Wednesday, September 10, 2008

The Most Embarrasing Church Musical Number EVER

I have often wondered what my most embarrassing moment in life has been. I have never been able to think of anything, perhaps because I don’t get embarrassed very easily. Well, after today, I now have a most embarrassing moment in my life. So we show up to Church and have a nice time in sacrament meeting. The boys are doing great, no trouble there, and we are able to listen to a couple great talks on humility. All of a sudden the second talk was done, and it was time for me to play I Love to See the Temple on the piano. I take the long walk up to the piano and begin to get it ready. It’s a grand piano, so I decided I’d open up the top a bit. I lifted the top up and tried to get the little latch part to come out of the big piece so that I could set the top on the little piece. Well, I couldn’t get it out. I felt like I was tinkering there forever, so finally I decided to just put the top down.
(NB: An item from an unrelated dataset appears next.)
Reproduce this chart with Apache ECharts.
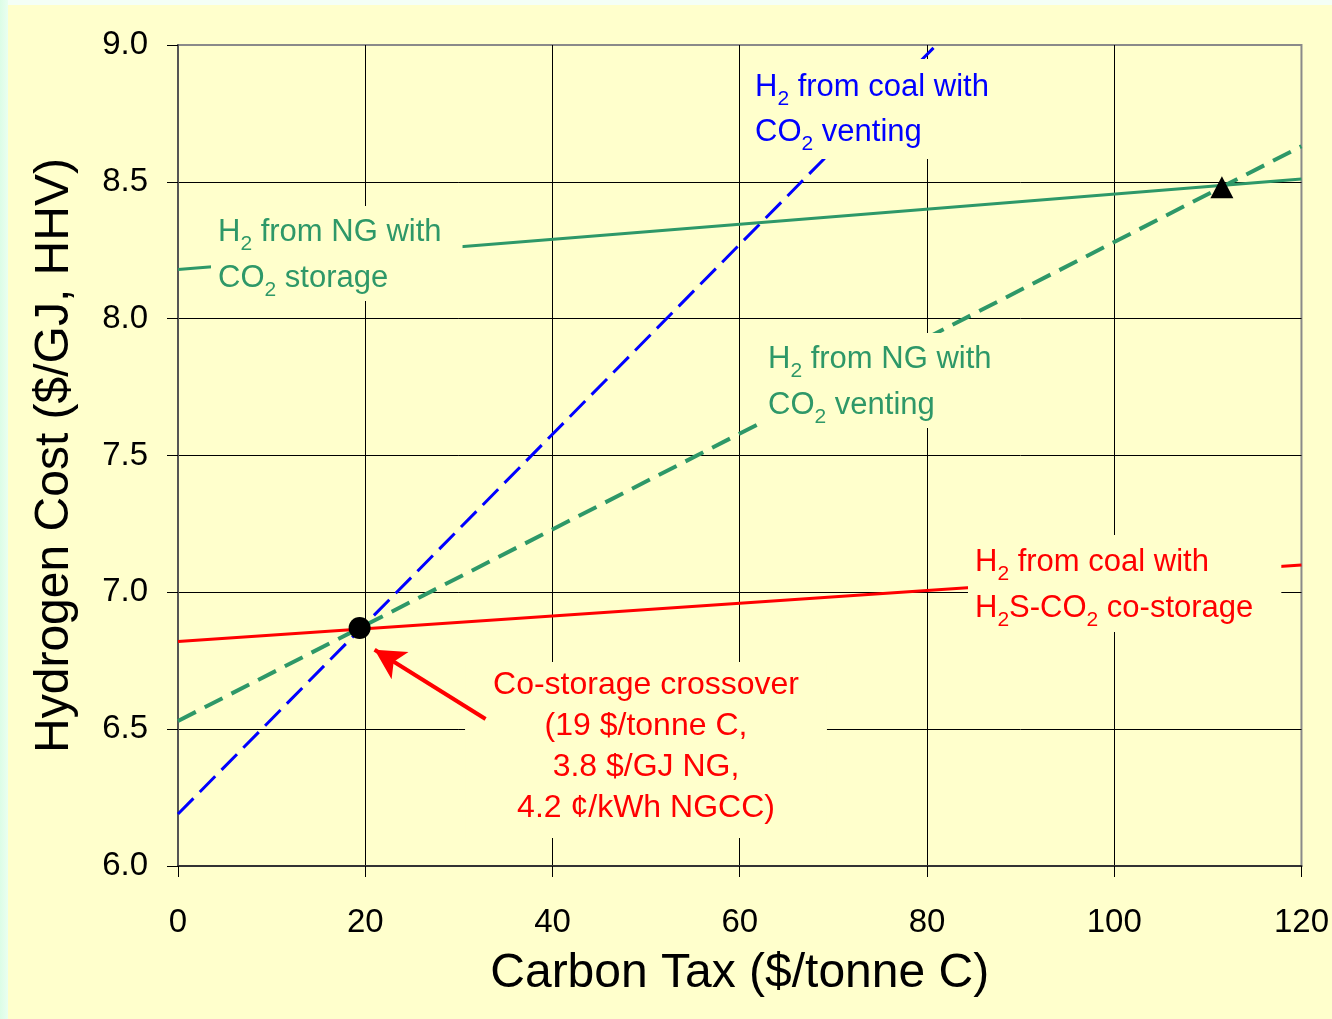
<!DOCTYPE html>
<html>
<head>
<meta charset="utf-8">
<script src="https://cdn.jsdelivr.net/npm/echarts@6/dist/echarts.min.js"></script>
<style>
  html, body { margin: 0; padding: 0; }
  body { width: 1332px; height: 1019px; position: relative; overflow: hidden;
         background: linear-gradient(to right, #dcfde6 0px, #eafff0 8px, #f4fff6 8px); }
  #bg { position: absolute; left: 8px; top: 5px; width: 1324px; height: 1014px; background: #FFFFCC; }
  #chart { position: absolute; left: 0; top: 0; width: 1332px; height: 1019px; }
</style>
</head>
<body>
<div id="bg"></div>
<div id="chart"></div>
<script>
// ---- data ----
const xTicks = [0, 20, 40, 60, 80, 100, 120];
const yTicks = [6.0, 6.5, 7.0, 7.5, 8.0, 8.5, 9.0];
// line endpoints: [carbon tax, hydrogen cost]
const coalVenting   = [[0, 6.19], [81, 9.0]];
const ngVenting     = [[0, 6.53], [120, 8.63]];
const ngStorage     = [[0, 8.18], [120, 8.51]];
const coalCoStorage = [[0, 6.82], [120, 7.10]];
const crossoverPoint = [[19.4, 6.87]];
const ngBreakeven    = [[111.5, 8.48]];
const arrowFrom = [32.85, 6.537];
const arrowTo   = [21.0, 6.79];

const FONT = '"Liberation Sans", Arial, sans-serif';
const BLUE = '#0000FF', GREEN = '#2E9868', RED = '#FF0000', BG = '#FFFFCC';

function rich(size, lh) {
  return {
    a: { fontSize: size, lineHeight: lh, fontFamily: FONT },
    s: { fontSize: 21, lineHeight: 30, fontFamily: FONT, verticalAlign: 'bottom' }
  };
}
function textBox(x, y, text, color, pad, size, lh, align, z) {
  return {
    type: 'text', x: x, y: y, z: z || 5,
    style: {
      text: text, rich: rich(size, lh), fill: color,
      font: size + 'px ' + FONT,
      align: align || 'left', verticalAlign: 'top',
      backgroundColor: BG, padding: pad
    }
  };
}

const chart = echarts.init(document.getElementById('chart'), null, { renderer: 'canvas' });
chart.setOption({
  backgroundColor: 'transparent',
  animation: false,
  grid: { left: 178, top: 45, right: 29, bottom: 153, show: true,
          borderColor: '#8a8a8a', borderWidth: 2, backgroundColor: 'transparent' },
  xAxis: {
    type: 'value', min: 0, max: 120, interval: 20,
    name: 'Carbon Tax ($/tonne C)', nameLocation: 'middle', nameGap: 84,
    nameTextStyle: { fontSize: 48, color: '#000', fontFamily: FONT },
    axisLine: { show: true, onZero: false, lineStyle: { color: '#333', width: 2 } },
    axisTick: { show: true, length: 11, lineStyle: { color: '#000', width: 1 } },
    axisLabel: { fontSize: 33, color: '#000', fontFamily: FONT, margin: 40,
                 formatter: v => xTicks.includes(v) ? String(v) : '' },
    splitLine: { show: true, showMinLine: false, showMaxLine: false, lineStyle: { color: '#000', width: 1 } }
  },
  yAxis: {
    type: 'value', min: 6.0, max: 9.0, interval: 0.5,
    name: 'Hydrogen Cost ($/GJ, HHV)', nameLocation: 'middle', nameGap: 99, nameRotate: 90,
    nameTextStyle: { fontSize: 48, color: '#000', fontFamily: FONT },
    axisLine: { show: true, onZero: false, lineStyle: { color: '#555', width: 2 } },
    axisTick: { show: true, length: 11, lineStyle: { color: '#000', width: 1 } },
    axisLabel: { fontSize: 33, color: '#000', fontFamily: FONT, margin: 30,
                 formatter: v => yTicks.some(t => Math.abs(t - v) < 1e-9) ? v.toFixed(1) : '' },
    splitLine: { show: true, showMinLine: false, showMaxLine: false, lineStyle: { color: '#000', width: 1 } }
  },
  series: [
    { name: 'H2 from coal with CO2 venting', type: 'line', data: coalVenting, symbol: 'none', z: 2,
      lineStyle: { color: BLUE, width: 3, type: [22, 9] } },
    { name: 'H2 from NG with CO2 venting', type: 'line', data: ngVenting, symbol: 'none', z: 2,
      lineStyle: { color: GREEN, width: 4, type: [20, 10] } },
    { name: 'H2 from NG with CO2 storage', type: 'line', data: ngStorage, symbol: 'none', z: 2,
      lineStyle: { color: GREEN, width: 3 } },
    { name: 'H2 from coal with H2S-CO2 co-storage', type: 'line', data: coalCoStorage, symbol: 'none', z: 2,
      lineStyle: { color: RED, width: 3 } },
    { name: 'crossover', type: 'scatter', data: crossoverPoint, symbol: 'circle', symbolSize: 22, z: 4,
      itemStyle: { color: '#000', opacity: 1 } },
    { name: 'breakeven', type: 'scatter', data: ngBreakeven, symbol: 'triangle', symbolSize: [23, 22], z: 4,
      itemStyle: { color: '#000', opacity: 1 } },
    { name: 'arrow', type: 'line', data: [], z: 10,
      markLine: {
        silent: true, symbol: ['none', 'arrow'], symbolSize: [24, 30],
        label: { show: false },
        lineStyle: { color: RED, width: 4, type: 'solid' },
        data: [[{ coord: arrowFrom }, { coord: arrowTo }]]
      } }
  ],
  graphic: { elements: [
    textBox(748, 59, '{a|H}{s|2}{a| from coal with}\n{a|CO}{s|2}{a| venting}', BLUE, [6, 3, 4, 7], 31, 45),
    textBox(211, 206, '{a|H}{s|2}{a| from NG with}\n{a|CO}{s|2}{a| storage}', GREEN, [3, 21, 0, 7], 31, 46),
    textBox(762, 333, '{a|H}{s|2}{a| from NG with}\n{a|CO}{s|2}{a| venting}', GREEN, [3, 4, 0, 6], 31, 46),
    textBox(968, 535, '{a|H}{s|2}{a| from coal with}\n{a|H}{s|2}{a|S-CO}{s|2}{a| co-storage}', RED, [4, 28, 1, 7], 31, 46),
    textBox(646, 662, '{a|Co-storage crossover}\n{a|(19 $/tonne C,}\n{a|3.8 $/GJ NG,}\n{a|4.2 ¢/kWh NGCC)}', RED, [3, 28, 9, 28], 32, 41, 'center')
  ] }
});
</script>
</body>
</html>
Finally I was able to get the piano all set up. Once it was good to go I used my super-shaky hands to get the music ready. I had made a copy of one of the pages so that I would not need to mess with the one page turn in music. I double-checked the music again and again to make sure I was really on the right page and that the extra sheet of paper was situated in the right spot. I was now ready to play. I don’t know how I got my hands (that were still shaky) to the piano keys, but somehow they got there. Before playing I lengthened out my hand and fingers so that I could be sure I at least played the first chord correctly. “Breath in, breath out. OK, now I’m ready to play.” I started playing. The first measure sounded good, but it only took me to the second to make my first mistake. "Whoops!" I then became more nervous, but I kept playing.

I wasn’t sure if I should look at the music or if I should look at my hands. That just made me more nervous. As a result I lost my place in the music approximately 900 times. I kept hoping that the congregation just thought I was pausing for dramatic emphasis and not because I didn’t have a clue where I was in the music. Halfway through the music my arms were as tense as my shaky hands. That just made things more difficult. “Whoops, lost my place again! Where was I?” The piano tinkering kept going, and music was riddled with mistakes. At last I was on the last line. The end was in sight! If I could just get the last note right I would be OK. Again, I made some mistakes as I made my journey to the last chord. Then I played the last chord. “Hey, I actually got the end correct!” I held the last note for as long as I dared, then lifted my foot from the pedal, closed up the piano, and made the arduous journey back to our bench. I tried not to make eye contact with anybody so they wouldn’t see the shame in my face. Of all the times that I had played the song, this one was definitely the worst I had ever done. I had butchered the song, but at least I was done!

When I reached our bench and plopped myself down. I just looked straight forward, not daring to look at my wife Erin and see her reaction. Fortunately our two boys had been super good while I was up there, including 2-year old McKay. It was nice to have him start climbing over me so that I could get my mind off the musical number. Brother Foster in front of us turned around and said good job to me. I then had the courage to look at Erin. She congratulated me, but I think my face still stayed red. I leaned over and told her that I would never play the piano in church again. She assured me that I didn’t do as bad as I thought I had, and many other members congratulated me as well. I am grateful that Erin and the others were very kind, even though I felt like it was a disaster.

After the meeting Bishop Saffell came to us and told me that I had done a good job. I told him that I would rather give a talk or teach the Gospel Doctrine Sunday school class any day before I would do the musical number in Church. He then informed me that he sided with me. He told me he would rather give a talk in his bathing suit than do the musical number. I said I would gladly do the same!

1 comment:

dr. clint said...

Oh man! I'm always amazed by people who have the talent and courage to do musical numbers in Church. Thanks for sharing that story!